ITEMS:
=====

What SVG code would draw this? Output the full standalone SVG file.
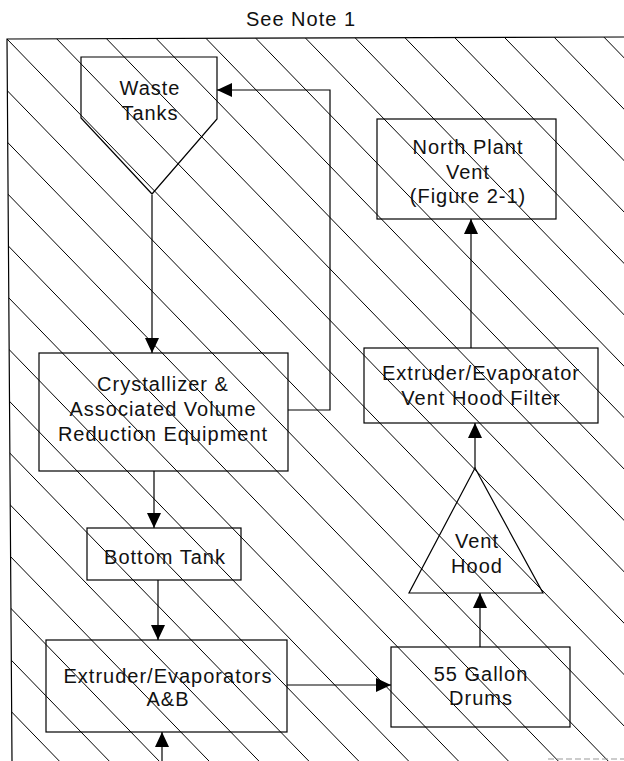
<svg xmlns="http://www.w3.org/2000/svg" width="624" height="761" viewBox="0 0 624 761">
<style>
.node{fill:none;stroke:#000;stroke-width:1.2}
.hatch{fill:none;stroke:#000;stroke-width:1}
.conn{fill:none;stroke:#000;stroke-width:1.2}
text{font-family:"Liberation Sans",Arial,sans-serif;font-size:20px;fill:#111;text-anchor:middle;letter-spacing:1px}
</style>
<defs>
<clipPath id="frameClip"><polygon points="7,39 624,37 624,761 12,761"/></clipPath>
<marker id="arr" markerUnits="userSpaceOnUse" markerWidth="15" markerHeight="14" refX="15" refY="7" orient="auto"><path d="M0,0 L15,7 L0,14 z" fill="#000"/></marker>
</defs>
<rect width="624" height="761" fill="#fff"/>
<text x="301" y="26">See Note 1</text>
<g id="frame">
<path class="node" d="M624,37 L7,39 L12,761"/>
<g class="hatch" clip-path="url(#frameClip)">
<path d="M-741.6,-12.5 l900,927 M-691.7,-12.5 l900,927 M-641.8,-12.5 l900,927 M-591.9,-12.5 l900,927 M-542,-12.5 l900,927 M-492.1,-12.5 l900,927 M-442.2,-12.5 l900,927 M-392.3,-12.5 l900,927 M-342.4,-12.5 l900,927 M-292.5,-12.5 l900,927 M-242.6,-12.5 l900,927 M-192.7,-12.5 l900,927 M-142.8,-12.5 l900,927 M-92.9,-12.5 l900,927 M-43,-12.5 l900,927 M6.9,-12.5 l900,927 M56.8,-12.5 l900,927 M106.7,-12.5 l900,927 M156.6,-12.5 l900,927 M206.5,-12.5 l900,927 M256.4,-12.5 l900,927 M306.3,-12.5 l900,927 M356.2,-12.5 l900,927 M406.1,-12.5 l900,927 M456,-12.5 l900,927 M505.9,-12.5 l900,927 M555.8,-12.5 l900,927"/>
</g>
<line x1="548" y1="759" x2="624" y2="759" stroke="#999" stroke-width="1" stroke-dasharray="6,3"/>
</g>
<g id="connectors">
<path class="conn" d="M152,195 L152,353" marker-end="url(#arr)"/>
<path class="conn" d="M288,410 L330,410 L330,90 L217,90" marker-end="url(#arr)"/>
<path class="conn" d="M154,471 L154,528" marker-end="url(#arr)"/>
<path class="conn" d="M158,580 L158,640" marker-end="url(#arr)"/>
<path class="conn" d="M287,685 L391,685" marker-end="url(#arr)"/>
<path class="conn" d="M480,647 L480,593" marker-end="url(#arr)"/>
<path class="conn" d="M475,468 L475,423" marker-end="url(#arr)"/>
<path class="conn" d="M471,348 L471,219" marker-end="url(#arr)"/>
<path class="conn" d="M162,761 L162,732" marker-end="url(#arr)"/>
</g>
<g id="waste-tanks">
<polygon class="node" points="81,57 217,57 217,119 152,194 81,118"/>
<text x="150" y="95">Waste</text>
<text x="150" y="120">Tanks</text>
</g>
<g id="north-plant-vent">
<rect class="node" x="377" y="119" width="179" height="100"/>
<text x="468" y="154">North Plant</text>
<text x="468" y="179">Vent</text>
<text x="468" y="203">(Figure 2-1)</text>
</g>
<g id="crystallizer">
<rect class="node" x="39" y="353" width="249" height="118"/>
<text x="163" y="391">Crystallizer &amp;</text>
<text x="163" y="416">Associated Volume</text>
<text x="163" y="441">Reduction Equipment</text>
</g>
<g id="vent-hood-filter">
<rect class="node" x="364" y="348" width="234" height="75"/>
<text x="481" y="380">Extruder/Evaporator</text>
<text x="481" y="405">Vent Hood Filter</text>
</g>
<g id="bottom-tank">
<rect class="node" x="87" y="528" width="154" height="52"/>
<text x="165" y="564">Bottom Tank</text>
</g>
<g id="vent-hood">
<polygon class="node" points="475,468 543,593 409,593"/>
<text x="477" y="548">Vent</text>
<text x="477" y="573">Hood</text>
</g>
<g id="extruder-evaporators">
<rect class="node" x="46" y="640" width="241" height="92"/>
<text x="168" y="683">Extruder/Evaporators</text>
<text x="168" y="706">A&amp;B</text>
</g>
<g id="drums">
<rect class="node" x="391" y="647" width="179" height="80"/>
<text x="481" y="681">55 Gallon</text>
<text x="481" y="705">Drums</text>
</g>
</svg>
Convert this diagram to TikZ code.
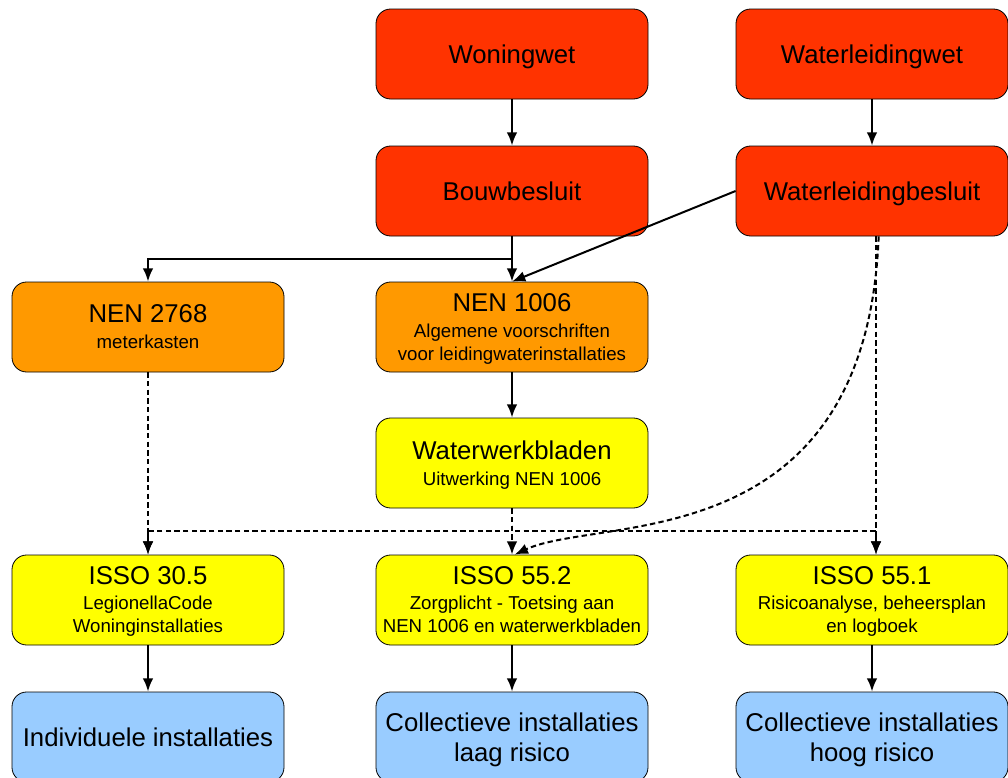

=====

WHAT IS NEEDED:
Go through the records and copy each line with "code" in it.

ANSWER TO THIS TASK:
What SVG code would draw this? Output the full standalone SVG file.
Convert this diagram to TikZ code.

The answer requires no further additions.